Vu l'article R. 1452-6 du code du travail alors applicable :

8. En application de ce texte, une instance ne peut être engagée postérieurement à une première procédure prud'homale que lorsque le fondement des nouvelles prétentions est né ou s'est révélé après l'extinction de l'instance primitive. Il en résulte que sont irrecevables des demandes formées dans une nouvelle procédure dès lors que leur fondement est né avant la clôture des débats de l'instance antérieure.

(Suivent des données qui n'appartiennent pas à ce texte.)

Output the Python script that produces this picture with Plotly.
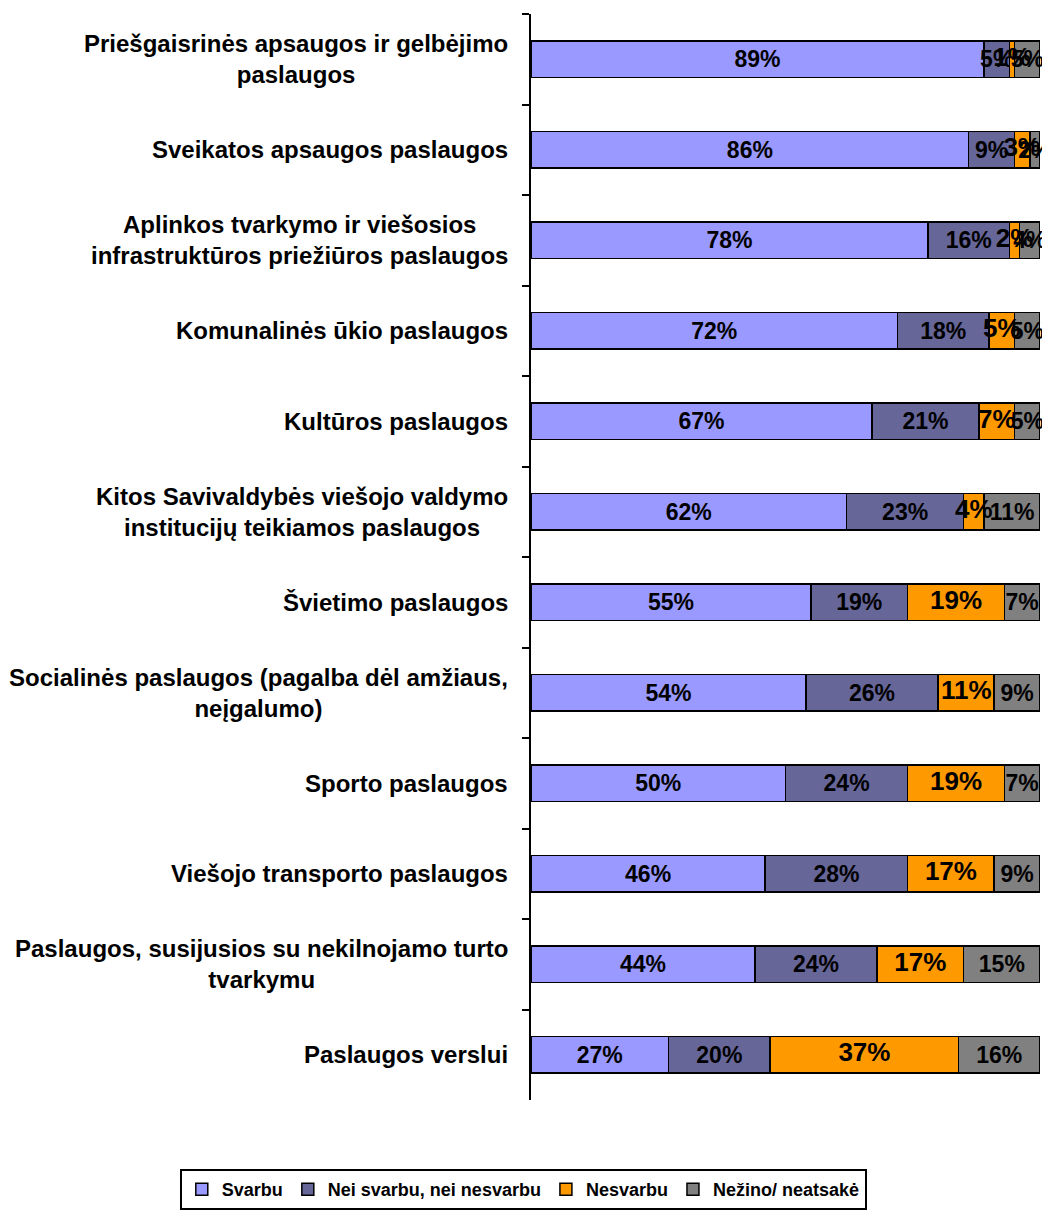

9. Pour déclarer recevables les demandes du salarié l'arrêt retient que celles-ci ne peuvent être considérées comme de nouvelles prétentions, qu'il s'agit d'une difficulté d'exécution relative à une prétention soumise à l'appréciation du conseil de prud'hommes puis de la cour d'appel qui n'a été anticipée ni par les parties, ni par les juridictions saisies, situation qui n'avait pas été envisagée par l'article R. 1452-6 à ce jour abrogé, que l'application de la règle de l'unicité de l'instance aurait en outre pour effet d'aboutir à un déni de justice, puisque sans la précision demandée, l'arrêt du 12 janvier 2012 ne pourrait être exécuté, le juge de l'exécution puis la cour d'appel sur requête en interprétation, ayant, l'un et l'autre, refusé de statuer.

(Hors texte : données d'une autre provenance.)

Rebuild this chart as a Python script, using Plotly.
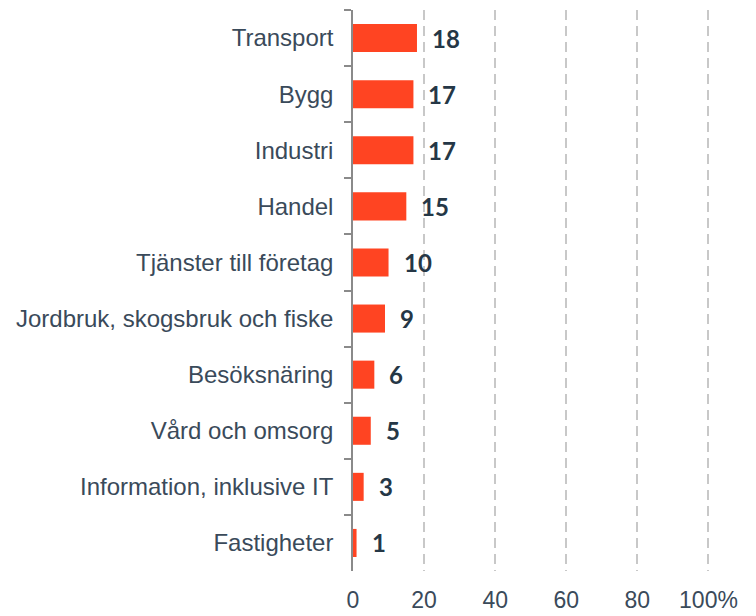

10. En statuant ainsi, alors que le salarié pouvait, dès l'instance initiale, joindre à sa demande principale tendant à l'indemnisation de la discrimination syndicale dont il avait été victime, toutes les demandes en découlant, et ainsi une demande de reconstitution de carrière et de règlement d'un rappel de salaires et de cotisations de retraite dues auprès de l'Agirc depuis le 1er janvier 2008, ce dont il résultait que le fondement des demandes nouvelles était né avant la clôture des débats devant la cour d'appel saisie de l'instance initiale, la cour d'appel, qui aurait dû en déduire leur irrecevabilité en application du principe de l'unicité de l'instance, a violé le texte susvisé.

Portée et conséquences de la cassation

11. Conformément à l'article 1015 du code de procédure civile, avis a été donné aux parties qu'il est fait application des articles L. 411-3, alinéa 2, du code de l'organisation judiciaire et 624 du code de procédure civile.

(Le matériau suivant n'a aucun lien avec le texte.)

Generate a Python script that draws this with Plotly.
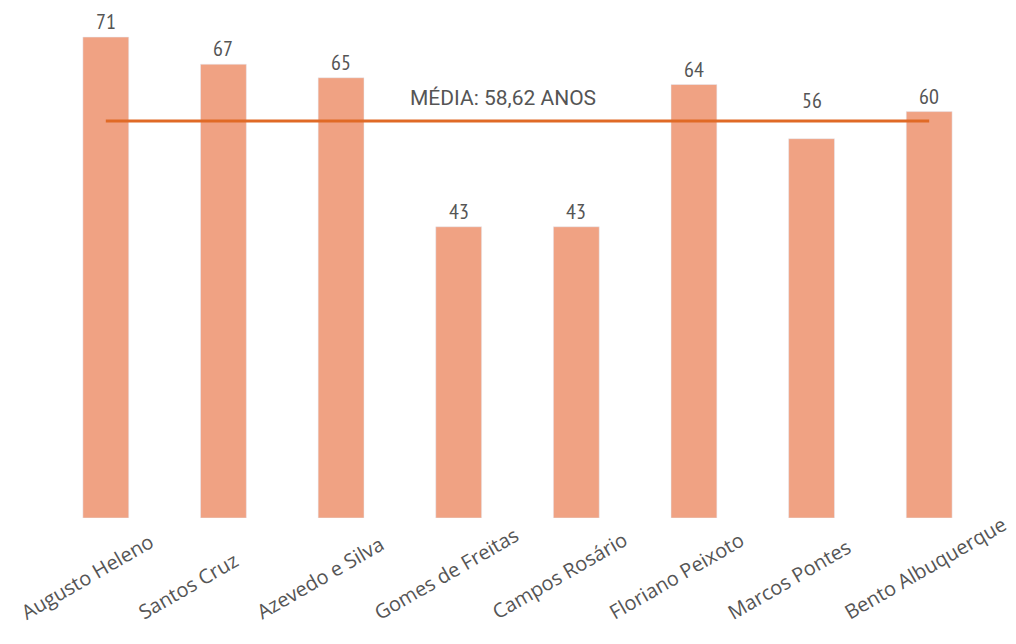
import plotly.graph_objects as go

names = ["Augusto Heleno", "Santos Cruz", "Azevedo e Silva", "Gomes de Freitas",
         "Campos Rosário", "Floriano Peixoto", "Marcos Pontes", "Bento Albuquerque"]
ages = [71, 67, 65, 43, 43, 64, 56, 60]
mean_age = 58.62
mean_label = "MÉDIA: 58,62 ANOS"

bar_color = "#F0A283"
line_color = "#E06A26"
text_color = "#555555"
num_font = "PT Sans Narrow, Liberation Sans Narrow, DejaVu Sans Condensed, sans-serif"

fig = go.Figure()
fig.add_trace(go.Bar(x=names, y=ages, marker_color=bar_color, width=0.39,
                     hoverinfo="x+y"))
fig.add_trace(go.Scatter(x=[names[0], names[-1]], y=[mean_age, mean_age], mode="lines",
                         line=dict(color=line_color, width=3), hoverinfo="skip"))

for n, v in zip(names, ages):
    near_mean = abs(v - mean_age) < 4
    y = max(v, mean_age) if near_mean else v
    shift = 21 if (near_mean and v < mean_age) else 16
    fig.add_annotation(x=n, y=y, text=str(v), showarrow=False, yshift=shift,
                       font=dict(family=num_font, size=22, color=text_color))

# rotated category labels
for n in names:
    fig.add_annotation(x=n, y=0, yref="paper", text=n, showarrow=False,
                       textangle=-30, xanchor="left", yanchor="bottom",
                       xshift=-92, yshift=-110,
                       font=dict(family="Open Sans, sans-serif", size=20, color=text_color))

fig.add_annotation(x=3.38, y=mean_age, text=mean_label, showarrow=False, yshift=23,
                   font=dict(family="Roboto, sans-serif", size=21, color=text_color))

fig.update_layout(
    width=1016, height=644,
    margin=dict(l=39, r=36, t=2, b=134),
    paper_bgcolor="white", plot_bgcolor="white",
    showlegend=False,
    xaxis=dict(range=[-0.5, 7.5], showticklabels=False, showgrid=False, showline=False,
               zeroline=False, automargin=False),
    yaxis=dict(range=[0, 75], visible=False, showgrid=False, zeroline=False,
               automargin=False),
)

fig.write_html("out.html")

12. L'intérêt d'une bonne administration de la justice justifie en effet que la Cour mette fin au litige par application de la règle de droit appropriée.

13. Le fondement des nouvelles prétentions du salarié existait déjà avant la clôture des débats dans la précédente procédure, en sorte que ces demandes qui se heurtent à la règle de l'unicité de l'instance sont irrecevables.

PAR CES MOTIFS, et sans qu'il y ait lieu de statuer sur les autres griefs, la Cour :

CASSE ET ANNULE, en toutes ses dispositions, l'arrêt rendu le 27 septembre 2018, entre les parties, par la cour d'appel de Pau ;

DIT n'y avoir lieu à renvoi ;

Déclare irrecevables les demandes de M. J... ;

Condamne M. J... aux dépens, en ce compris ceux exposés devant les juges du fond ;

En application de l'article 700 du code de procédure civile, rejette les demandes.

Dit que sur les diligences du procureur général près la Cour de cassation, le présent arrêt sera transmis pour être transcrit en marge ou à la suite de l'arrêt cassé ;

Ainsi fait et jugé par la Cour de cassation, chambre sociale, et prononcé par le président en son audience publique du vingt-trois septembre deux mille vingt.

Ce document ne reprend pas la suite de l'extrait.